From Soden et al (2008)

Figure 3 – Italic text is added

And Out of Interest..

This graph below wasn’t the intent of the article, but is in the Soden et al paper and is quite interesting.

This article is aimed at showing how the net radiative climate balance changes when atmospheric temperature and water vapor changes under clear and cloudy skies.

But once a climate model is used to compute changes in temperature we can see what different climate models show for the difference between the feedbacks:

Soden et al (2008)

This graph shows the results of various climate models.

As an example, Lapse rate feedback is the feedback from changes in the atmospheric temperature profile.

Final results from climate models are much more complex than determining how changes in water vapor or atmospheric temperature affect the emission of thermal radiation into space.

Conclusion

This article is aimed at increasing understanding of how changes in temperature and water vapor change the net radiation balance of the climate before any feedback.

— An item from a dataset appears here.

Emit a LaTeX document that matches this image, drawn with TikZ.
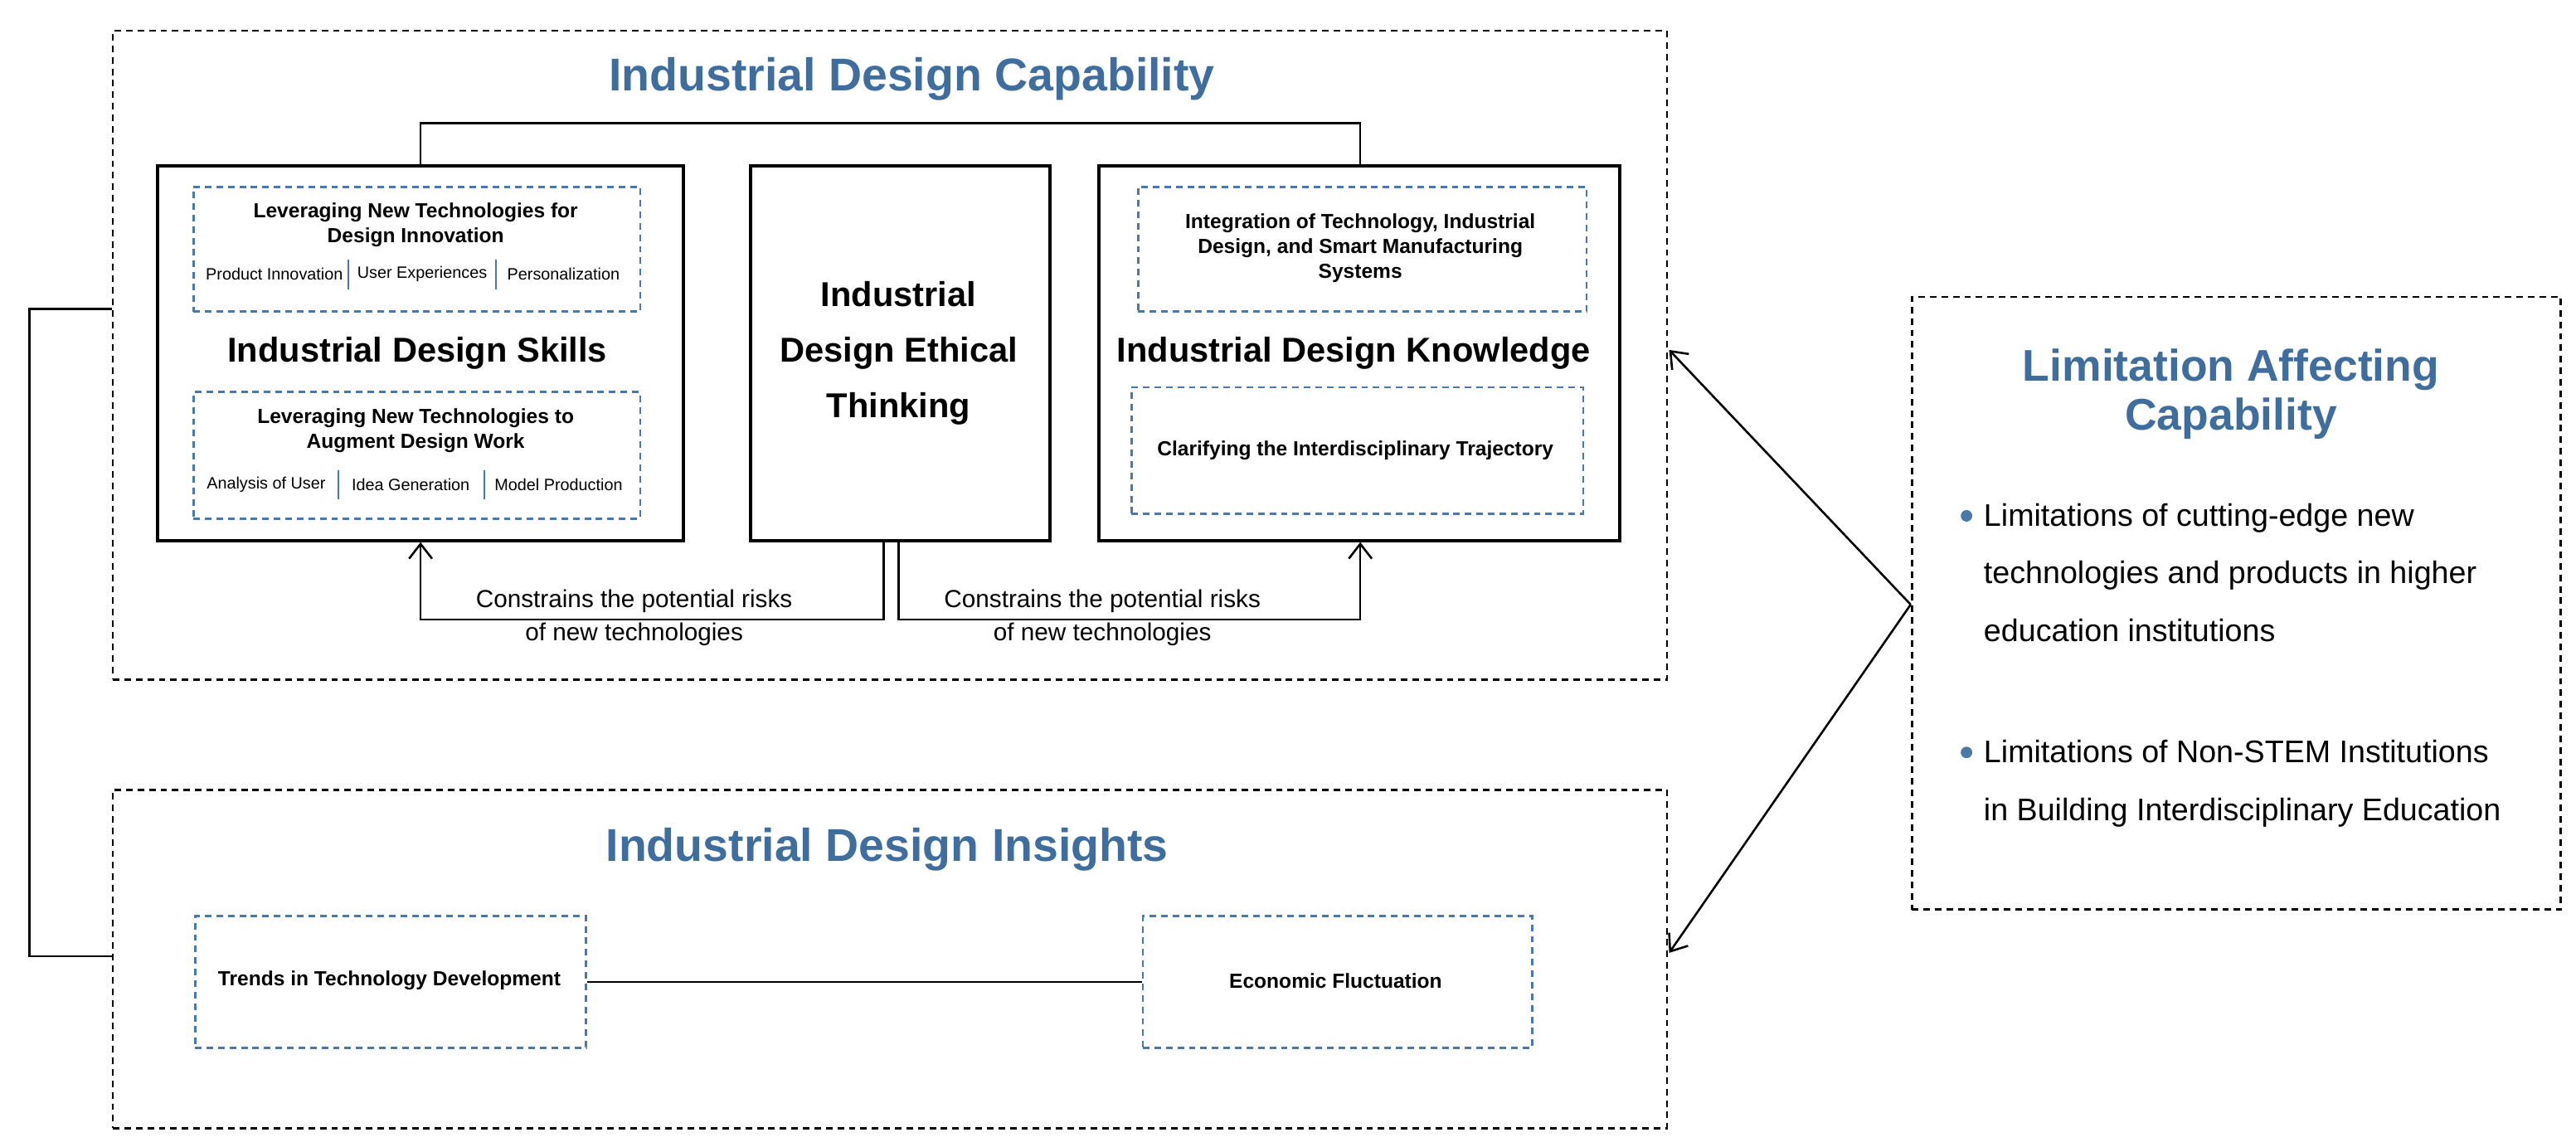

The whole paper is well worth reading.

Further reading

        Understanding Atmospheric Radiation and the “Greenhouse” Effect – Part Ten

References

Quantifying Climate Feedbacks Using Radiative Kernels, Soden et al, Journal of Climate (2008) – Free Link

Notes

Note 1 – The units in figure 1 are Wm-2K-1. To non-mathematicians this notation can be difficult to understand. Most people know what m² means – it means meters squared. m-2 means per meter squared. So we can write Wm-2 or W/m2. Both mean the same thing.

The mathematical convention of Wm-2K-1 is better because it is more precise (when I write W/m2K does it mean watts per meter squared per Kelvin, or Watts per meter squared times Kelvin?)

But I write the slightly less mathematically precise way to provide better readability for the non-mathematicians.